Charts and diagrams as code

==============================

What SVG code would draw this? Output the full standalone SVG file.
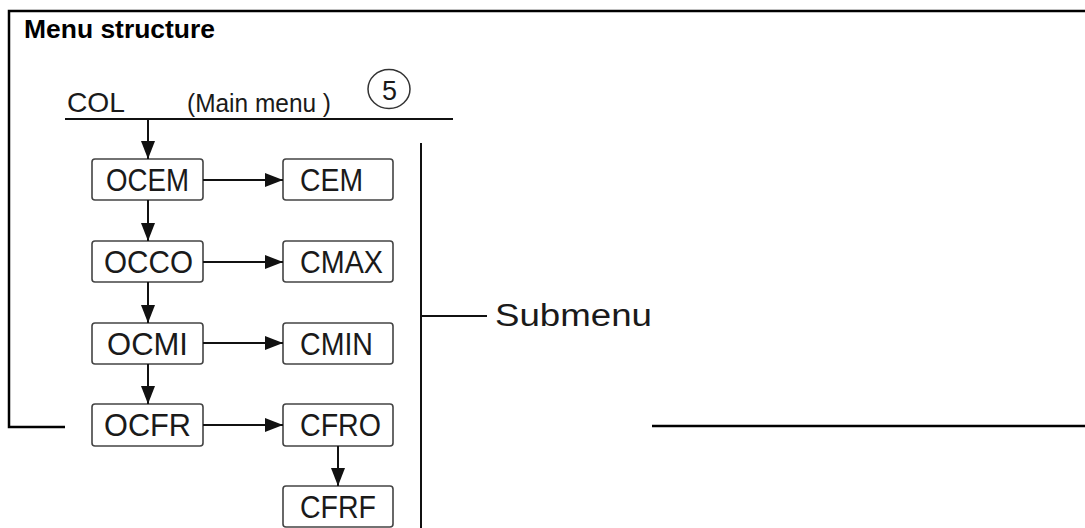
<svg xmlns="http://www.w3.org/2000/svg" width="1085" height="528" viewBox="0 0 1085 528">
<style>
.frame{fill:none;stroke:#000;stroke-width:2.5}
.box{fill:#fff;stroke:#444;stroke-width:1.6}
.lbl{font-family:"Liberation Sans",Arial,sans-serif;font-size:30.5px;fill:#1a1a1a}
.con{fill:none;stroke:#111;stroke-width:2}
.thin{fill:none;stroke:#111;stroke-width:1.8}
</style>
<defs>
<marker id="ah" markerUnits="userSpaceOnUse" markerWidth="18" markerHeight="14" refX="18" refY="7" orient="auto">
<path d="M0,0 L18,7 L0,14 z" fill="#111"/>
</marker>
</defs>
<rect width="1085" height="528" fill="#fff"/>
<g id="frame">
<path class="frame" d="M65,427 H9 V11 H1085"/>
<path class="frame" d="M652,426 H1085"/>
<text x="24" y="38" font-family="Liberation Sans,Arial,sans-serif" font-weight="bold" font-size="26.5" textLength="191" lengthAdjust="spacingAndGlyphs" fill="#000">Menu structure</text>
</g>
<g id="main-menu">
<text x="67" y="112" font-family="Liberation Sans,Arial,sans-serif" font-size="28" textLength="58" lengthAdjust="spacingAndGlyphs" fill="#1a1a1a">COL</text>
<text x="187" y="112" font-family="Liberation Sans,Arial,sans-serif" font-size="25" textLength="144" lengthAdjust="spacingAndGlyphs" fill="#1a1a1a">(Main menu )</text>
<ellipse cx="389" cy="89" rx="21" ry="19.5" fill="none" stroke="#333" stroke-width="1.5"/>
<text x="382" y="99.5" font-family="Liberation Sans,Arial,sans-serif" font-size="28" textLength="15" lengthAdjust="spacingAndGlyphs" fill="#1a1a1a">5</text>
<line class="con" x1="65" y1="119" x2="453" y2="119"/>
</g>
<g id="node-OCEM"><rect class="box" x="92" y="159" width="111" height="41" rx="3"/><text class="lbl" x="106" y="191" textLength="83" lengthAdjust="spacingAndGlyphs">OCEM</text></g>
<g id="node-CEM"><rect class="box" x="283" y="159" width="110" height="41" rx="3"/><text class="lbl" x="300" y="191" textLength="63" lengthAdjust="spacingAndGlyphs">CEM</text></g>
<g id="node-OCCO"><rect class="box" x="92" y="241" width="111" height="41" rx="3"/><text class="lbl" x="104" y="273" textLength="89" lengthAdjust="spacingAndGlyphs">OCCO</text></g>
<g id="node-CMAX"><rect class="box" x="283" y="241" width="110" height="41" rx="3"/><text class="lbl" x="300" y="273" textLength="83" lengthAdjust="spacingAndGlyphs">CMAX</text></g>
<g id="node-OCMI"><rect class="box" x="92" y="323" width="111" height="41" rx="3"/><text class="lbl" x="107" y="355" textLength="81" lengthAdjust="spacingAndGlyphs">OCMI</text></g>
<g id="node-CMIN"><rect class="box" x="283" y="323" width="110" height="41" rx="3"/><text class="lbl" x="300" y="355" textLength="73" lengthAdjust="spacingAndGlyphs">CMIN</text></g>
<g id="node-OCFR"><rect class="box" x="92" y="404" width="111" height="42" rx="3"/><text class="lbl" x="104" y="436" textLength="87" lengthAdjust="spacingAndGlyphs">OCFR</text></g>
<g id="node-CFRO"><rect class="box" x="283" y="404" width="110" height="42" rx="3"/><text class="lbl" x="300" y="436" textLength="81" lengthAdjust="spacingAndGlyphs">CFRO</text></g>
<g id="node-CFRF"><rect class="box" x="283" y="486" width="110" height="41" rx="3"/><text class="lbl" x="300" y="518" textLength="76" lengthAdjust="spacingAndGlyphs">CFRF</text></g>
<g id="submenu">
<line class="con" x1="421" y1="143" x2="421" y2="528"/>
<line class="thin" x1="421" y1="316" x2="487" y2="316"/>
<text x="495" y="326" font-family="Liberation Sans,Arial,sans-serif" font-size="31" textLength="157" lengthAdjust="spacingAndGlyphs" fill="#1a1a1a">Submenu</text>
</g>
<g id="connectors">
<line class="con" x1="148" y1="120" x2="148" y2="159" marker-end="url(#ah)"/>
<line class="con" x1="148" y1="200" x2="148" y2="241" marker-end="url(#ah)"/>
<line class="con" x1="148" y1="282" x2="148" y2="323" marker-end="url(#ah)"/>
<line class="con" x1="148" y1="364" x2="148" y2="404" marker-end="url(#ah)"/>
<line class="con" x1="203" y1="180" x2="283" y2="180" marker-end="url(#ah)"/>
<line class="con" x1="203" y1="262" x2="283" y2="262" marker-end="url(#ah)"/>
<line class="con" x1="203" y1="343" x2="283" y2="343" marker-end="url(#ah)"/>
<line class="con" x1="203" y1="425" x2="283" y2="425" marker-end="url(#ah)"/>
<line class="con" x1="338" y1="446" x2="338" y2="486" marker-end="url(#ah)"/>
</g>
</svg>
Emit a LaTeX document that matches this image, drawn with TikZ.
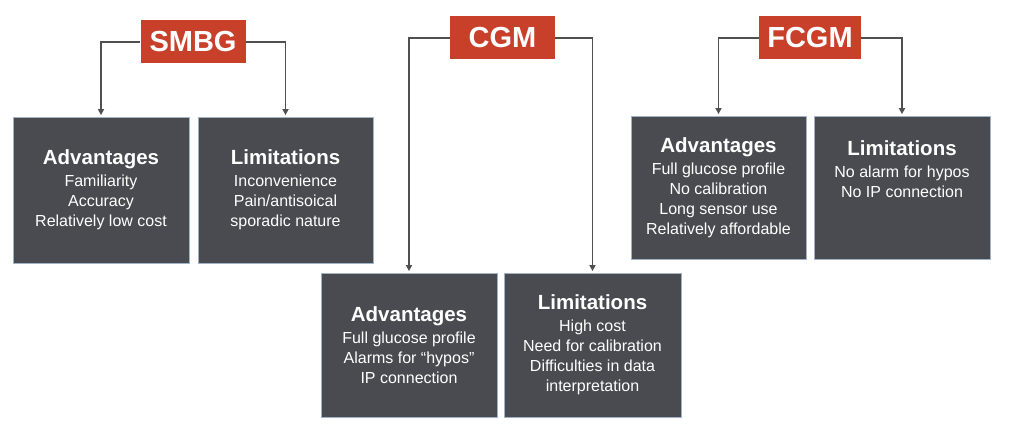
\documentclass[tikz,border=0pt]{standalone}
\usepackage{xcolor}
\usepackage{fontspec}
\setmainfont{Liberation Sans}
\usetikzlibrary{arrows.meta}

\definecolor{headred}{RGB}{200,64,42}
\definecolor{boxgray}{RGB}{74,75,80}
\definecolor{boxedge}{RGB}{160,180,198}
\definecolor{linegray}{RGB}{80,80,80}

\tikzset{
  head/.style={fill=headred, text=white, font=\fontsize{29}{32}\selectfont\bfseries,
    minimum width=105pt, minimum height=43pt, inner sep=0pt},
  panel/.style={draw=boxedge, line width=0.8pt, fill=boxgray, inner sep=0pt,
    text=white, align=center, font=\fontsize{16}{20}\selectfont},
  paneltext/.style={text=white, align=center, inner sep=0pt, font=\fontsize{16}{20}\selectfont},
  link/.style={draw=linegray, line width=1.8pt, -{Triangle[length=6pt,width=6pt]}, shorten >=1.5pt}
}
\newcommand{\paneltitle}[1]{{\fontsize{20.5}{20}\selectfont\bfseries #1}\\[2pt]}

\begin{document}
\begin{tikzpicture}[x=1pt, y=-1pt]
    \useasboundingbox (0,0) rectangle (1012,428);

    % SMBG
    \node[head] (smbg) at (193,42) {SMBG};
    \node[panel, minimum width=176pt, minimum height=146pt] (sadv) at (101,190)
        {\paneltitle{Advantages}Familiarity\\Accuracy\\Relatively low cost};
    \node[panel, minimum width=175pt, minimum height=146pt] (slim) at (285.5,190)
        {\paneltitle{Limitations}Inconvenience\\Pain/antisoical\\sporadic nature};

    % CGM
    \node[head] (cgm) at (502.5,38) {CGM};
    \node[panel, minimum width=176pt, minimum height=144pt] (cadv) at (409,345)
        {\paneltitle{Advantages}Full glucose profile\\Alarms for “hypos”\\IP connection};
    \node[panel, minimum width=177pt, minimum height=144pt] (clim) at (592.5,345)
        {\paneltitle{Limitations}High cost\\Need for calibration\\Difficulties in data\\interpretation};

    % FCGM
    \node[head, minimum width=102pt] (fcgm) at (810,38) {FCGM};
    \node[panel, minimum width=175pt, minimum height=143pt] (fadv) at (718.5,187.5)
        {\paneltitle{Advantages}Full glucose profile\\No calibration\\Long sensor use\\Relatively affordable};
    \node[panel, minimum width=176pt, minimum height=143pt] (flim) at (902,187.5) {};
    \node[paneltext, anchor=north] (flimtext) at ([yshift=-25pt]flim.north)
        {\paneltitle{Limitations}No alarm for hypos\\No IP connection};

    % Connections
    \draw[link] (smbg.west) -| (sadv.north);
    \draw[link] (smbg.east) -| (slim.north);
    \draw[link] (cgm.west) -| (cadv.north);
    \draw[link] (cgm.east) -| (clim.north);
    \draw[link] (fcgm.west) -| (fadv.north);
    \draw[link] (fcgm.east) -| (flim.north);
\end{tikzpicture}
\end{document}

==============================

## REQUIRED WORK
Find the lines above holding the word "this" and show them.

## PROBLEM SOLUTION
What SVG code would draw this? Output the full standalone SVG file.
Emit a LaTeX document that matches this image, drawn with TikZ.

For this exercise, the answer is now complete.